William Kent (Bill) remembers that these rurals were often in "bad repair". Sometimes, if the wires or poles went down in a storm, they were connected to the barbwire fencing until the farmer in charge of repairs had time to correct the damage. He also tells how, as a boy, he helped his Dad on a trouble-shooting trip on the line between Taber and Retlaw. It turned out that the problem was caused when some fun-loving cowboys had killed rattle snakes and hung them up over the phone wires. Young Bill stayed in the car while his Dad climbed a pole and shook the snakes down. He said that he wouldn't get out of that car for anything!

He recalls that the southeast country was pretty desolate then. A phone man could easily get lost in a winter storm, and even in the hot summers, a breakdown in his old Series 4 Model T could leave him stranded miles from anyone. He eventually used a motorcycle to do his trouble-shooting and in later years, John William traveled in a Chevy truck.

 

Many readers will remember how, as little children, we watched, fascinated, while the telephone man "walked up" the poles like a mountain climber - slapping the sharp, tinkling spurs into the soft cedar of the phone pole. He then leaned far out from the pole against the leather strap, which encircled both climber and pole while he made the repairs. For the uninitiated, these spurs were buckled onto the leg and the 2 1/2 inch sharp-pointed spurs protruded at the instep from stirrups which were fastened to the climber's foot.

When we were very young, we didn't see the shiny spurs and we thought the man was magic.

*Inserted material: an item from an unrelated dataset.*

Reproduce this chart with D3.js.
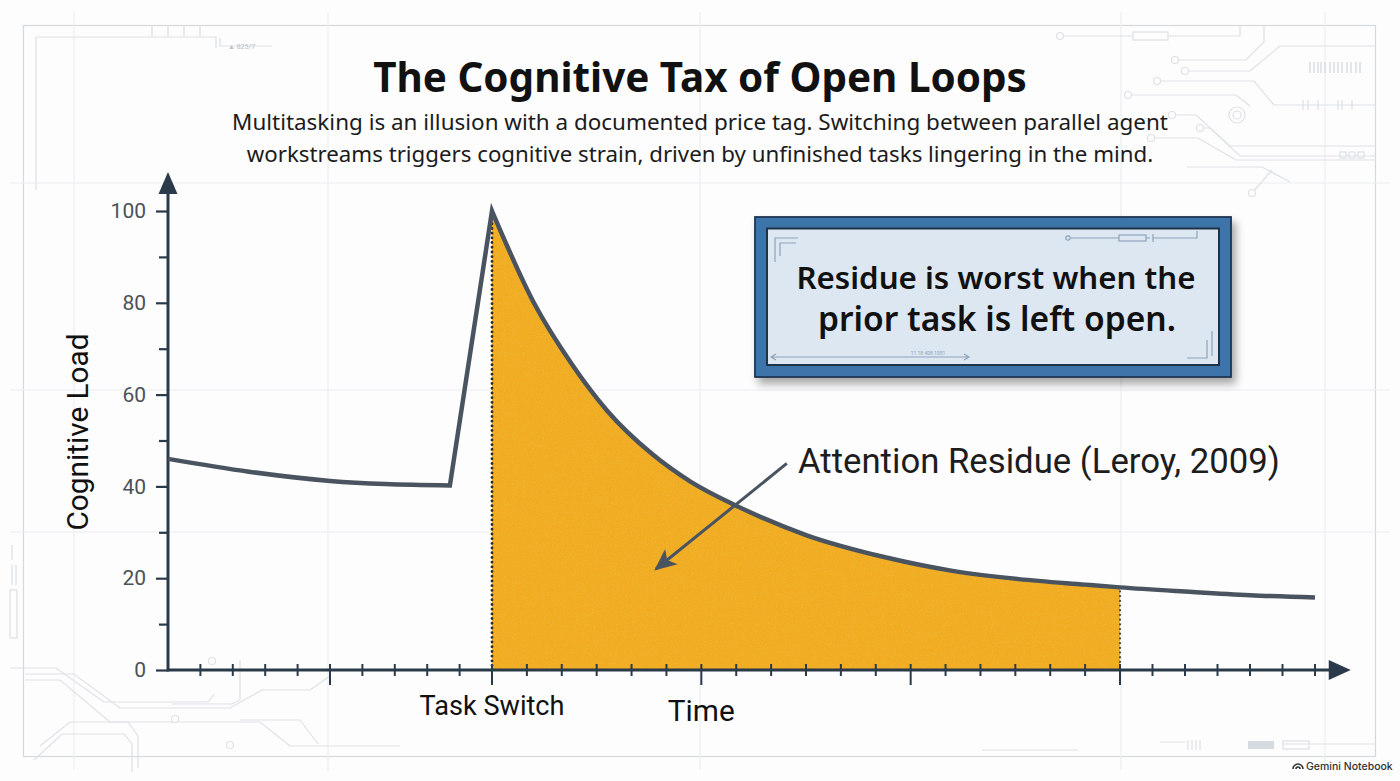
<!DOCTYPE html>
<html>
<head>
<meta charset="utf-8">
<script src="https://cdn.jsdelivr.net/npm/d3@7"></script>
<style>
  body { margin: 0; background: #fdfdfd; }
  svg { display: block; font-family: Roboto, "Liberation Sans", sans-serif; }
</style>
</head>
<body>
<div id="chart"></div>
<script>
// chart data
var TITLE = "The Cognitive Tax of Open Loops";
var SUBTITLE = [
    "Multitasking is an illusion with a documented price tag. Switching between parallel agent",
    "workstreams triggers cognitive strain, driven by unfinished tasks lingering in the mind."
];
var BOX_TEXT = ["Residue is worst when the", "prior task is left open."];
var ANNOTATION = "Attention Residue (Leroy, 2009)";

// time is measured in ticks, 0 = the task switch
var preTime = [-10, -7.5, -5, -3.3, -1.3];
var preLoad = [46, 43.2, 41.2, 40.5, 40.2];
var decayTime = [0, 1.2, 2.3, 3.3, 4.6, 5.7, 7, 9, 11.3, 13.2, 15.1, 17, 18, 20, 22, 24];
var decayLoad = [100, 80, 66.5, 56.5, 47, 41, 35.8, 29.4, 24.5, 21.6, 19.8, 18.6, 18, 17.1, 16.3, 15.8];
var residueEnd = 18;

var yTicks = [0, 20, 40, 60, 80, 100];
var yMinorTicks = [10, 30, 50, 70, 90];
var xMajorTicks = [-5, 0, 6, 12, 18];
var xMinorTicks = [-9, -8, -7, -6, -4, -3, -2, -1, 1, 2, 3, 4, 5, 7, 8, 9, 10, 11, 13, 14, 15, 16, 17, 19, 20, 21, 22, 23, 24];

var W = 1400, H = 781;
var INK = "#2b3a4a", LINE = "#4a5461", ORANGE = "#f3ab20";

var svg = d3.select("#chart").append("svg").attr("width", W).attr("height", H);
var defs = svg.append("defs");

// grain for the residue fill
var grain = defs.append("filter").attr("id", "grain").attr("x", 0).attr("y", 0).attr("width", 1).attr("height", 1);
grain.append("feTurbulence").attr("type", "fractalNoise").attr("baseFrequency", 0.9).attr("numOctaves", 2).attr("seed", 4).attr("result", "noise");
grain.append("feColorMatrix").attr("in", "noise").attr("type", "matrix")
    .attr("values", "0 0 0 0 0.78  0 0 0 0 0.52  0 0 0 0 0.05  0 0 0 -1.6 0.9").attr("result", "spk");
grain.append("feComposite").attr("in", "spk").attr("in2", "SourceGraphic").attr("operator", "in").attr("result", "spk2");
var gm = grain.append("feMerge");
gm.append("feMergeNode").attr("in", "SourceGraphic");
gm.append("feMergeNode").attr("in", "spk2");

var shadow = defs.append("filter").attr("id", "shadow").attr("x", "-10%").attr("y", "-10%").attr("width", "130%").attr("height", "140%");
shadow.append("feDropShadow").attr("dx", 4).attr("dy", 6).attr("stdDeviation", 4).attr("flood-color", "#000").attr("flood-opacity", 0.35);

defs.append("marker").attr("id", "head").attr("viewBox", "0 0 10 10").attr("refX", 9).attr("refY", 5)
    .attr("markerWidth", 22).attr("markerHeight", 22).attr("markerUnits", "userSpaceOnUse").attr("orient", "auto")
    .append("path").attr("d", "M0,0.5 L10,5 L0,9.5 L2.5,5 Z").attr("fill", LINE);

// ---------- background decoration ----------
var deco = svg.append("g").attr("fill", "none").attr("stroke", "#dde2e7").attr("stroke-width", 1.2);
deco.append("rect").attr("x", 23.5).attr("y", 25.5).attr("width", 1352).attr("height", 731).attr("stroke", "#d3d9df");
[74, 328, 700, 1121, 1325].forEach(function(gx) {
    deco.append("line").attr("x1", gx).attr("x2", gx).attr("y1", 12).attr("y2", 770).attr("stroke", "#eceef1");
});
[183, 390, 532].forEach(function(gy) {
    deco.append("line").attr("x1", 10).attr("x2", 1390).attr("y1", gy).attr("y2", gy).attr("stroke", "#eceef1");
});
deco.append("path").attr("d", "M36,37 H216 V48 M36,37 V190 M152,37 V25 M168,37 V25 M184,37 V25 M200,37 V25 M220,38 V46 H272");
svg.append("text").attr("x", 228).attr("y", 49).attr("font-size", 7).attr("fill", "#b9c0c7").text("▲ 825/7");

var circuits = [
    "M1060,36 H1133 M1168,36 H1240 V26",
    "M1175,60 H1246 L1264,42 V26",
    "M1185,71 H1250 L1280,46 H1376",
    "M1157,81 H1254 L1274,105 H1376",
    "M1128,95 H1236 L1250,106",
    "M1172,115 H1196 L1230,146 H1376",
    "M1200,128 H1210 L1240,156 H1376",
    "M1151,138 H1198 L1236,160 H1376",
    "M1187,167 H1262 L1290,182",
    "M1252,193 L1272,170",
    "M10,668 H56 L104,702 H208 L214,694",
    "M25,674 H74 L120,708 H230 L262,690 H310 L330,676",
    "M25,680 H60 L110,722 H260 L290,746 H400",
    "M40,746 L70,722 H128 L138,736 V768",
    "M34,760 L62,734 H124 L132,744 V772",
    "M240,660 V700 L232,704 H172",
    "M240,720 H300 L318,744",
    "M982,750 H1078 M1160,742 H1186",
    "M1282,744 H1376"
];
circuits.forEach(function(d) { deco.append("path").attr("d", d); });
[[1060, 36], [1175, 60], [1185, 71], [1157, 81], [1128, 95], [1172, 115], [1151, 138], [1252, 193],
 [212, 661], [175, 719], [230, 745], [1200, 128]].forEach(function(c) {
    deco.append("circle").attr("cx", c[0]).attr("cy", c[1]).attr("r", 3.5).attr("fill", "#fdfdfd");
});
deco.append("rect").attr("x", 1133).attr("y", 32).attr("width", 35).attr("height", 8);
deco.append("circle").attr("cx", 1237).attr("cy", 115).attr("r", 8);
deco.append("circle").attr("cx", 1237).attr("cy", 115).attr("r", 4);
deco.append("rect").attr("x", 1340).attr("y", 152).attr("width", 6).attr("height", 6);
deco.append("rect").attr("x", 1349).attr("y", 152).attr("width", 6).attr("height", 6);
deco.append("rect").attr("x", 1358).attr("y", 152).attr("width", 6).attr("height", 6);
deco.append("rect").attr("x", 1248).attr("y", 741).attr("width", 26).attr("height", 8).attr("fill", "#d5dbe1").attr("stroke", "none");
deco.append("rect").attr("x", 1283).attr("y", 741).attr("width", 26).attr("height", 8);
deco.append("rect").attr("x", 10).attr("y", 590).attr("width", 7).attr("height", 48);
deco.append("path").attr("d", "M1310,62 V73 M1314,62 V73 M1318,62 V73 M1321,62 V73 M1325,62 V73 M1330,62 V73 M1334,62 V73 M1338,62 V73 M1342,62 V73 M1347,62 V73 M1351,62 V73 M1356,62 V73 M1360,62 V73")
    .attr("stroke", "#d0d6dc");
deco.append("path").attr("d", "M1303,100 V110 M1308,100 V110 M1318,100 V110 M1338,100 V110 M1342,100 V110 M1352,100 V110 M1188,740 V750 M1192,740 V750 M1196,740 V750 M1200,740 V750 M12,545 V560 M12,565 V585 M16,565 V585");

// ---------- scales ----------
// the picture's tick spacing is a little tighter before the switch than after
var x = d3.scaleLinear().domain([-10, 0, 18, 24]).range([168, 492, 1120, 1315]);
var y = d3.scaleLinear().domain([0, 100]).range([670, 211]);

var pre = preTime.map(function(t, i) { return { t: t, v: preLoad[i] }; });
var decay = decayTime.map(function(t, i) { return { t: t, v: decayLoad[i] }; });

var g = svg.append("g");

// residue area
var area = d3.area()
    .x(function(d) { return x(d.t); })
    .y0(y(0))
    .y1(function(d) { return y(d.v); })
    .curve(d3.curveMonotoneX);
g.append("path")
    .datum(decay.filter(function(d) { return d.t <= residueEnd; }))
    .attr("d", area)
    .attr("fill", ORANGE)
    .attr("filter", "url(#grain)");

// dotted bounds of the residue
g.append("line").attr("x1", x(0)).attr("x2", x(0)).attr("y1", y(100) + 8).attr("y2", y(0))
    .attr("stroke", "#2a2a2a").attr("stroke-width", 2.8).attr("stroke-linecap", "round").attr("stroke-dasharray", "0.1 4.6");
g.append("line").attr("x1", x(residueEnd)).attr("x2", x(residueEnd)).attr("y1", y(18) + 4).attr("y2", y(0))
    .attr("stroke", "#5a4a2a").attr("stroke-width", 2.2).attr("stroke-linecap", "round").attr("stroke-dasharray", "0.1 4.6");

// axes
var yAxis = g.append("g").attr("transform", "translate(" + x(-10) + ",0)")
    .call(d3.axisLeft(y).tickValues(yTicks).tickSize(12).tickPadding(10));
var yAxisMinor = g.append("g").attr("transform", "translate(" + x(-10) + ",0)")
    .call(d3.axisLeft(y).tickValues(yMinorTicks).tickSize(9).tickFormat(""));
[yAxis, yAxisMinor].forEach(function(a) {
    a.select(".domain").remove();
    a.selectAll(".tick line").attr("stroke", INK).attr("stroke-width", 2.2);
});
yAxis.selectAll(".tick text").attr("font-size", 21).attr("fill", "#4b5159").attr("font-family", "Roboto, sans-serif");

var xAxisG = g.append("g");
xAxisG.selectAll("line.minor").data(xMinorTicks).join("line").attr("class", "minor")
    .attr("x1", function(d) { return x(d); }).attr("x2", function(d) { return x(d); })
    .attr("y1", y(0) - 6).attr("y2", y(0) + 6);
xAxisG.selectAll("line.major").data(xMajorTicks).join("line").attr("class", "major")
    .attr("x1", function(d) { return x(d); }).attr("x2", function(d) { return x(d); })
    .attr("y1", y(0) - 6).attr("y2", y(0) + 15);
xAxisG.selectAll("line").attr("stroke", INK).attr("stroke-width", 2);

var xEnd = x(25.1), yTop = y(108.5);
g.append("line").attr("x1", x(-10)).attr("x2", xEnd - 16).attr("y1", y(0)).attr("y2", y(0)).attr("stroke", INK).attr("stroke-width", 3);
g.append("line").attr("x1", x(-10)).attr("x2", x(-10)).attr("y1", y(0) + 1.5).attr("y2", yTop + 16).attr("stroke", INK).attr("stroke-width", 3);
g.append("path").attr("fill", INK)
    .attr("d", "M" + xEnd + "," + y(0) + " L" + (xEnd - 22) + "," + (y(0) - 10) + " L" + (xEnd - 22) + "," + (y(0) + 10) + " Z");
g.append("path").attr("fill", INK)
    .attr("d", "M" + x(-10) + "," + yTop + " L" + (x(-10) - 9.5) + "," + (yTop + 22) + " L" + (x(-10) + 9.5) + "," + (yTop + 22) + " Z");

// the load line: gentle drift, sharp rise at the switch, slow decay
var line = d3.line()
    .x(function(d) { return x(d.t); })
    .y(function(d) { return y(d.v); })
    .curve(d3.curveMonotoneX);
g.append("path")
    .attr("d", line(pre) + line(decay).replace(/^M/, "L"))
    .attr("fill", "none")
    .attr("stroke", LINE)
    .attr("stroke-width", 4.5)
    .attr("stroke-linejoin", "miter")
    .attr("stroke-miterlimit", 6);

// ---------- text ----------
function fit(sel, width) {
    var fs = parseFloat(sel.attr("font-size"));
    var len = sel.node().getComputedTextLength();
    if (len > 0) sel.attr("font-size", (fs * width / len).toFixed(2));
    return sel;
}

fit(svg.append("text").attr("x", 700).attr("y", 92).attr("text-anchor", "middle")
    .attr("font-family", "'Noto Sans', 'Open Sans', sans-serif").attr("font-weight", 700)
    .attr("font-size", 40).attr("fill", "#111").text(TITLE), 654);
fit(svg.append("text").attr("x", 700).attr("y", 130).attr("text-anchor", "middle")
    .attr("font-family", "'Noto Sans', 'Open Sans', sans-serif").attr("font-size", 22).attr("fill", "#1b1b1b").text(SUBTITLE[0]), 936);
fit(svg.append("text").attr("x", 700).attr("y", 162).attr("text-anchor", "middle")
    .attr("font-family", "'Noto Sans', 'Open Sans', sans-serif").attr("font-size", 22).attr("fill", "#1b1b1b").text(SUBTITLE[1]), 907);

fit(svg.append("text").attr("transform", "translate(88," + 432 + ") rotate(-90)").attr("text-anchor", "middle")
    .attr("font-size", 28).attr("fill", "#111").text("Cognitive Load"), 197);
fit(svg.append("text").attr("x", x(0)).attr("y", 715).attr("text-anchor", "middle")
    .attr("font-size", 25).attr("fill", "#111").text("Task Switch"), 145);
fit(svg.append("text").attr("x", x(6)).attr("y", 721).attr("text-anchor", "middle")
    .attr("font-size", 28).attr("fill", "#111").text("Time"), 67);

// annotation arrow into the residue
g.append("line")
    .attr("x1", x(8.45)).attr("y1", y(45))
    .attr("x2", x(4.7)).attr("y2", y(22))
    .attr("stroke", LINE).attr("stroke-width", 3)
    .attr("marker-end", "url(#head)");
fit(svg.append("text").attr("x", 798).attr("y", 473).attr("font-size", 30).attr("fill", "#1d1d1d").text(ANNOTATION), 482);

// callout box
var box = svg.append("g");
box.append("rect").attr("x", 755).attr("y", 217).attr("width", 476).attr("height", 160)
    .attr("fill", "#3e74ab").attr("stroke", "#1d3552").attr("stroke-width", 1.8).attr("filter", "url(#shadow)");
box.append("rect").attr("x", 767).attr("y", 228.5).attr("width", 452).attr("height", 136.5)
    .attr("fill", "#dce7f2").attr("stroke", "#1f3247").attr("stroke-width", 2);
var bd = box.append("g").attr("fill", "none").attr("stroke", "#8ea4ba").attr("stroke-width", 1.2);
bd.append("path").attr("d", "M775,262 V238 H798 M780,256 V243 H796");
bd.append("path").attr("d", "M1071,238 H1119 M1146,238 H1150 M1153,234 V242 M1153,238 H1197 V231");
bd.append("circle").attr("cx", 1068).attr("cy", 238).attr("r", 2.2);
bd.append("rect").attr("x", 1119).attr("y", 235).attr("width", 27).attr("height", 6);
bd.append("path").attr("d", "M1187,358 H1207 V340 M1212,331 V356");
bd.append("path").attr("d", "M772,357 H968 M776,354 L771,357 L776,360 M964,354 L969,357 L964,360");
box.append("text").attr("x", 928).attr("y", 355).attr("text-anchor", "middle").attr("font-size", 5).attr("fill", "#8ea4ba").text("11 18 408 1081");
fit(box.append("text").attr("x", 996).attr("y", 289).attr("text-anchor", "middle")
    .attr("font-family", "'Noto Sans', 'Open Sans', sans-serif").attr("font-weight", 600)
    .attr("font-size", 30).attr("fill", "#111").text(BOX_TEXT[0]), 399);
fit(box.append("text").attr("x", 997).attr("y", 331).attr("text-anchor", "middle")
    .attr("font-family", "'Noto Sans', 'Open Sans', sans-serif").attr("font-weight", 600)
    .attr("font-size", 30).attr("fill", "#111").text(BOX_TEXT[1]), 358);

// watermark
svg.append("text").attr("x", 1306).attr("y", 770).attr("text-anchor", "start")
    .attr("font-family", "Inter, sans-serif").attr("font-weight", 500).attr("font-size", 10.5).attr("fill", "#333").text("Gemini Notebook");
svg.append("path").attr("d", "M1293,769 A5,5 0 0 1 1303,769 M1296,769 A2,2 0 0 1 1300,769")
    .attr("fill", "none").attr("stroke", "#333").attr("stroke-width", 1.6);
</script>
</body>
</html>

Later, we argued about whether he had "pointed things" on his feet or not. Strange that we never thought of asking the telephone man but children in those days were to be seen and not heard. Bill still retains his little-boy admiration for the brave dad who climbed the poles using only "spurs".

By 1930, the depression had hit and we can assume that John William was one of the suddenly unpopular telephone men who had to go from house to house removing the telephones of people who hadn't the money to pay their phone bills.